Records from a data collection:

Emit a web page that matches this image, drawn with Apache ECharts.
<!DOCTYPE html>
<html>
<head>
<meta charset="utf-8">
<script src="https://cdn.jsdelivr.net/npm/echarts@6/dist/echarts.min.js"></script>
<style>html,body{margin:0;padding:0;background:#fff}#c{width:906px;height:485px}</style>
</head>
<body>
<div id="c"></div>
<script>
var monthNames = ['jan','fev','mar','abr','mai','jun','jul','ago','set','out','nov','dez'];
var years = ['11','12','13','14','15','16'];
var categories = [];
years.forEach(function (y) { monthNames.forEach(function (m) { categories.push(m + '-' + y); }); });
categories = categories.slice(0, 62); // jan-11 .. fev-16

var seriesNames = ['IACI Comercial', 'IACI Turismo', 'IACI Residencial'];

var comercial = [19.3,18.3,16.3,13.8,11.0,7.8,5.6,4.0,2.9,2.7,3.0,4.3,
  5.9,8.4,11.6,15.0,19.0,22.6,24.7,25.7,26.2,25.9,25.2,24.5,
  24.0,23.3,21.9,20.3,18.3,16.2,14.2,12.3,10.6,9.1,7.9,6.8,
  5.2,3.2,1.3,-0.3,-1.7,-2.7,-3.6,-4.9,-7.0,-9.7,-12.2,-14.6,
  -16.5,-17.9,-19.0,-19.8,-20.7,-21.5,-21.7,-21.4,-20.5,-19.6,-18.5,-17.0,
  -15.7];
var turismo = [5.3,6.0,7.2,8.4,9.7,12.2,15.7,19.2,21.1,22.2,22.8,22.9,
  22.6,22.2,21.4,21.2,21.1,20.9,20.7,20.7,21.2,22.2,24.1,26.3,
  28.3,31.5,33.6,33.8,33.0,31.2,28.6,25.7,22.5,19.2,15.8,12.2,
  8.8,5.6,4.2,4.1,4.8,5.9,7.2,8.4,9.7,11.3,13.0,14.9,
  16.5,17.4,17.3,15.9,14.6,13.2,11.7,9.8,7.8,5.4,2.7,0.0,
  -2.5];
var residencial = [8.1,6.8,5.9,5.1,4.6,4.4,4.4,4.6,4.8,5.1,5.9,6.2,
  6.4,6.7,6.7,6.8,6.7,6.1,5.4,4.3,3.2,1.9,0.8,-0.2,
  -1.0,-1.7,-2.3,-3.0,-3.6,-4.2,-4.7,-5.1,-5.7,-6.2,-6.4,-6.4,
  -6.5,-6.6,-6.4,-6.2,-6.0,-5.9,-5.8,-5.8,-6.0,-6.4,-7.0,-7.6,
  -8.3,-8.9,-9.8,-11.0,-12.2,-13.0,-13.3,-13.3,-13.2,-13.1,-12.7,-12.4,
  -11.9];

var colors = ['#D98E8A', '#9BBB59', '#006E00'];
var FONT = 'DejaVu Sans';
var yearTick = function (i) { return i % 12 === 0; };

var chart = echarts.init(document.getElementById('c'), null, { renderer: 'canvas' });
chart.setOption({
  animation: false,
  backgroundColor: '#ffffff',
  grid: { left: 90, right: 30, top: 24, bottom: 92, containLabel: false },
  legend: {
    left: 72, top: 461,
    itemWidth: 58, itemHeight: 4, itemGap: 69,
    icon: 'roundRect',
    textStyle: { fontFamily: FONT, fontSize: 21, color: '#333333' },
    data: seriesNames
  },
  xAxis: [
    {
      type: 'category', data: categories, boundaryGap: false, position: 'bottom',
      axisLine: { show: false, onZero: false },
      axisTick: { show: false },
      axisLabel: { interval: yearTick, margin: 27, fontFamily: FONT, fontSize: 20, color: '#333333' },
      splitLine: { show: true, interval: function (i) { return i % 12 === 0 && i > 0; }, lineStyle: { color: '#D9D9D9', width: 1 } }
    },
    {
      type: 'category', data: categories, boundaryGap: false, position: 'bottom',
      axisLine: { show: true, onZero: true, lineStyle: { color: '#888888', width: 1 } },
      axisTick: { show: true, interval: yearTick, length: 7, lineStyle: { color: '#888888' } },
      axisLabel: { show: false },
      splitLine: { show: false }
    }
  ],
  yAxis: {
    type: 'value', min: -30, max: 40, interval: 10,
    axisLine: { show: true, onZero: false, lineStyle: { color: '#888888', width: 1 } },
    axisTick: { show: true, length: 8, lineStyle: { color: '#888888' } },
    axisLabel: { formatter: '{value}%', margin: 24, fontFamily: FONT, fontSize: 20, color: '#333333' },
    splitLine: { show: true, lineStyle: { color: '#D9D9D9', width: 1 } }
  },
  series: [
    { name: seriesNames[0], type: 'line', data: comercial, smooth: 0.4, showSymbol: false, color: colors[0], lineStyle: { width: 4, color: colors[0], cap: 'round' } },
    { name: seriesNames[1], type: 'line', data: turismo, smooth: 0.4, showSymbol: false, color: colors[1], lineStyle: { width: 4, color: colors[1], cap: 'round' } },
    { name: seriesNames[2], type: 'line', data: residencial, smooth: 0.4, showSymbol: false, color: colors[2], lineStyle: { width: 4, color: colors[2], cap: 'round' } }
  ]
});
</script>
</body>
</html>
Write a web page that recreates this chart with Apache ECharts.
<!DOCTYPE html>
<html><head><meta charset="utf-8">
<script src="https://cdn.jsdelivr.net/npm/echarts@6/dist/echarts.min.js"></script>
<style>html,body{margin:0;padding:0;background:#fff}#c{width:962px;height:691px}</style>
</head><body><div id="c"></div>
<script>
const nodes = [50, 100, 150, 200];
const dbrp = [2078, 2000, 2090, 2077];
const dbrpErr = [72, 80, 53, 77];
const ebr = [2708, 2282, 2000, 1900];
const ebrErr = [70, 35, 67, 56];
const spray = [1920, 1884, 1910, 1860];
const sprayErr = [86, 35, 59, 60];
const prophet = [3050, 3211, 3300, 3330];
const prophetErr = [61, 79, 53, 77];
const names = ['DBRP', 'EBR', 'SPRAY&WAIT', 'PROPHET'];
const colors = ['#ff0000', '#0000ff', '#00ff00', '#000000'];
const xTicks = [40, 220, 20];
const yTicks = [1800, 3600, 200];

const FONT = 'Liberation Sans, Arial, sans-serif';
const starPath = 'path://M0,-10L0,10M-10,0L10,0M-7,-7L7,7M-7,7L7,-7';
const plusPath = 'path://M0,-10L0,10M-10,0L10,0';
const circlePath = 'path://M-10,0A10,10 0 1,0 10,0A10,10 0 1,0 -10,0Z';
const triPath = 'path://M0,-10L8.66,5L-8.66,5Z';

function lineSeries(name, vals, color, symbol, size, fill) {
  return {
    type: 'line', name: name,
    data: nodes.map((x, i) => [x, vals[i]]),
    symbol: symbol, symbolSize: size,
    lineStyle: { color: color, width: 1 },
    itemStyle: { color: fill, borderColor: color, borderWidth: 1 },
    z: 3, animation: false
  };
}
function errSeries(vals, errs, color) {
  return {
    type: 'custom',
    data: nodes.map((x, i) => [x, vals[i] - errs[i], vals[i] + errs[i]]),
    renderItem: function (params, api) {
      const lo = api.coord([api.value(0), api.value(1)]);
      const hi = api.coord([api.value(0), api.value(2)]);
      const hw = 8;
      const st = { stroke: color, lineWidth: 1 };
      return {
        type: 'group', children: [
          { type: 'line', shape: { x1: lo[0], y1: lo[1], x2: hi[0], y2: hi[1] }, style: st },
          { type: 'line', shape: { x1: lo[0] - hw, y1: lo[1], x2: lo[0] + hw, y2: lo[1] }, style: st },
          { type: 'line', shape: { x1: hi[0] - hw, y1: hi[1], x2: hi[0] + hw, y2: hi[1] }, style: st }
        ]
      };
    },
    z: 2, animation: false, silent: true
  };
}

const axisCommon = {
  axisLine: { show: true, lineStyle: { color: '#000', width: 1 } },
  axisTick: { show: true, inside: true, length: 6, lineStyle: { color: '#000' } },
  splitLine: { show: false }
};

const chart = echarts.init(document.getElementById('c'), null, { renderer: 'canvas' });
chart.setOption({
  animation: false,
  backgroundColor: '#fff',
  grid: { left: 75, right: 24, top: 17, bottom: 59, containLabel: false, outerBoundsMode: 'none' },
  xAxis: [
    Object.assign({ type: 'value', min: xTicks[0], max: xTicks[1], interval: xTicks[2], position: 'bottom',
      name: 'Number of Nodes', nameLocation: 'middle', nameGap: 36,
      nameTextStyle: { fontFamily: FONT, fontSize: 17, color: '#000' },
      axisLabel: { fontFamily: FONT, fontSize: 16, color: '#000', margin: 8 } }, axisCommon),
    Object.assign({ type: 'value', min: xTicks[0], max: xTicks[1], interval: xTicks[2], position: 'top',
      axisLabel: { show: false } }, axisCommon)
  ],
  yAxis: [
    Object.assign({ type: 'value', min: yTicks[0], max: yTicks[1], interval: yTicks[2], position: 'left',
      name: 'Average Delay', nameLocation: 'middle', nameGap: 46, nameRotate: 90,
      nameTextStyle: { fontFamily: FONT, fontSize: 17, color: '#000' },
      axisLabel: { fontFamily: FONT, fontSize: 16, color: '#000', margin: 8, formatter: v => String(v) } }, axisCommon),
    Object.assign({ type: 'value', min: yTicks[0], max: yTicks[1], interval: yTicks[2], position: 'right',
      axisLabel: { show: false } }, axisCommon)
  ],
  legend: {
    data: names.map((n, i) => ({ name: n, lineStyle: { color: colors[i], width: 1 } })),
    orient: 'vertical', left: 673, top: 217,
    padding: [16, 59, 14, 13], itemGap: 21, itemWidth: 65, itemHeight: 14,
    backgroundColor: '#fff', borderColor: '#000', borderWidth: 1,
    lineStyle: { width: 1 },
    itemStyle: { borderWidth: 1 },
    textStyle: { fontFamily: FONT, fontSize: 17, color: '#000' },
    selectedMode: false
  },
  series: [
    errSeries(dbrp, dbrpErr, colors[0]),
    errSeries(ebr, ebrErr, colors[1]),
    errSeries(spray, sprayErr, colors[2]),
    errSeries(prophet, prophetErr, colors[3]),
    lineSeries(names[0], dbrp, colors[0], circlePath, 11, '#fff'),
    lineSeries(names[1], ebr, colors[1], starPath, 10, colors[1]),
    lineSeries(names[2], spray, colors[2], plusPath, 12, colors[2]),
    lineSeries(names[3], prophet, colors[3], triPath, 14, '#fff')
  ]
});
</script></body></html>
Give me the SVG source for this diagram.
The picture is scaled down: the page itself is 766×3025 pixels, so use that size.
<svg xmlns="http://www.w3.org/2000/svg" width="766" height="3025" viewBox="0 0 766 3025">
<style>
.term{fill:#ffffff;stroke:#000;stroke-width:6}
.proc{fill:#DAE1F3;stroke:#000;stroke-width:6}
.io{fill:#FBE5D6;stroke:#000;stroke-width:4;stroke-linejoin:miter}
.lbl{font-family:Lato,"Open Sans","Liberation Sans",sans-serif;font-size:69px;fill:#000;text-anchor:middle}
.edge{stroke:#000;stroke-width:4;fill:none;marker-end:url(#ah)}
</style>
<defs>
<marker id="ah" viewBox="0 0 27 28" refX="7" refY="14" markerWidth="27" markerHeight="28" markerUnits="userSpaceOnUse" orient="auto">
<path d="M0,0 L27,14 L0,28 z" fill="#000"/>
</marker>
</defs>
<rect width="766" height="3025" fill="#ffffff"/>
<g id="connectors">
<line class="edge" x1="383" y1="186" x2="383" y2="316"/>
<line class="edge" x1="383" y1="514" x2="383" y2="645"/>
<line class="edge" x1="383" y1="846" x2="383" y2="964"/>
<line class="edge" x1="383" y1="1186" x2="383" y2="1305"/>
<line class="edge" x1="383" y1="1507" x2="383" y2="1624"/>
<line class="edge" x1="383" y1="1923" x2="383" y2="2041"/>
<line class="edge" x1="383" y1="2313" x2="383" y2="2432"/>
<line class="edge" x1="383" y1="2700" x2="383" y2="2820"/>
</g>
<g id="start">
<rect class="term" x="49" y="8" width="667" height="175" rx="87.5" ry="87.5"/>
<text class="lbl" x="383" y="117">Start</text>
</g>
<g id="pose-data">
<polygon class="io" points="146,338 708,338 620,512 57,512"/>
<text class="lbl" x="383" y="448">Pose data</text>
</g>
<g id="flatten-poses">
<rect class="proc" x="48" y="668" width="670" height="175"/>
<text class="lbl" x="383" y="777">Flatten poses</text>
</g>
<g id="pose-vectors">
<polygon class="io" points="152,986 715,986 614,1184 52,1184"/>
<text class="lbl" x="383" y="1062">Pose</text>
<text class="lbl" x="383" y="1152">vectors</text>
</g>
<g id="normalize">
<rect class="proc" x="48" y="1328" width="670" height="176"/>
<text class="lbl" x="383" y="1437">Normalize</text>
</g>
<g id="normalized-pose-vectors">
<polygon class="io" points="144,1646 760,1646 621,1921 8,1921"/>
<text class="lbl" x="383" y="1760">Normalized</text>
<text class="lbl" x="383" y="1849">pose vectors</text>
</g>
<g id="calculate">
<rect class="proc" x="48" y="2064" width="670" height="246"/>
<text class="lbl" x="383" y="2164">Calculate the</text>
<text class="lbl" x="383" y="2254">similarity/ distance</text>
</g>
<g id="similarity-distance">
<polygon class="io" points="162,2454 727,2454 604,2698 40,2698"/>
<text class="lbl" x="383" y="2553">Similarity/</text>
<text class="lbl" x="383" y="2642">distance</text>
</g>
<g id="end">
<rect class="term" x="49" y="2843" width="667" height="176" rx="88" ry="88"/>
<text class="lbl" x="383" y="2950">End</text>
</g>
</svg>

Instructions for the task ▸
From the line containing "Write a web" down to the line containing "const yTicks = [1800, 3600, 200];" in the material above, reproduce every line exactly, including the two end lines.

Answer to this exercise ▸
Write a web page that recreates this chart with Apache ECharts.
<!DOCTYPE html>
<html><head><meta charset="utf-8">
<script src="https://cdn.jsdelivr.net/npm/echarts@6/dist/echarts.min.js"></script>
<style>html,body{margin:0;padding:0;background:#fff}#c{width:962px;height:691px}</style>
</head><body><div id="c"></div>
<script>
const nodes = [50, 100, 150, 200];
const dbrp = [2078, 2000, 2090, 2077];
const dbrpErr = [72, 80, 53, 77];
const ebr = [2708, 2282, 2000, 1900];
const ebrErr = [70, 35, 67, 56];
const spray = [1920, 1884, 1910, 1860];
const sprayErr = [86, 35, 59, 60];
const prophet = [3050, 3211, 3300, 3330];
const prophetErr = [61, 79, 53, 77];
const names = ['DBRP', 'EBR', 'SPRAY&WAIT', 'PROPHET'];
const colors = ['#ff0000', '#0000ff', '#00ff00', '#000000'];
const xTicks = [40, 220, 20];
const yTicks = [1800, 3600, 200];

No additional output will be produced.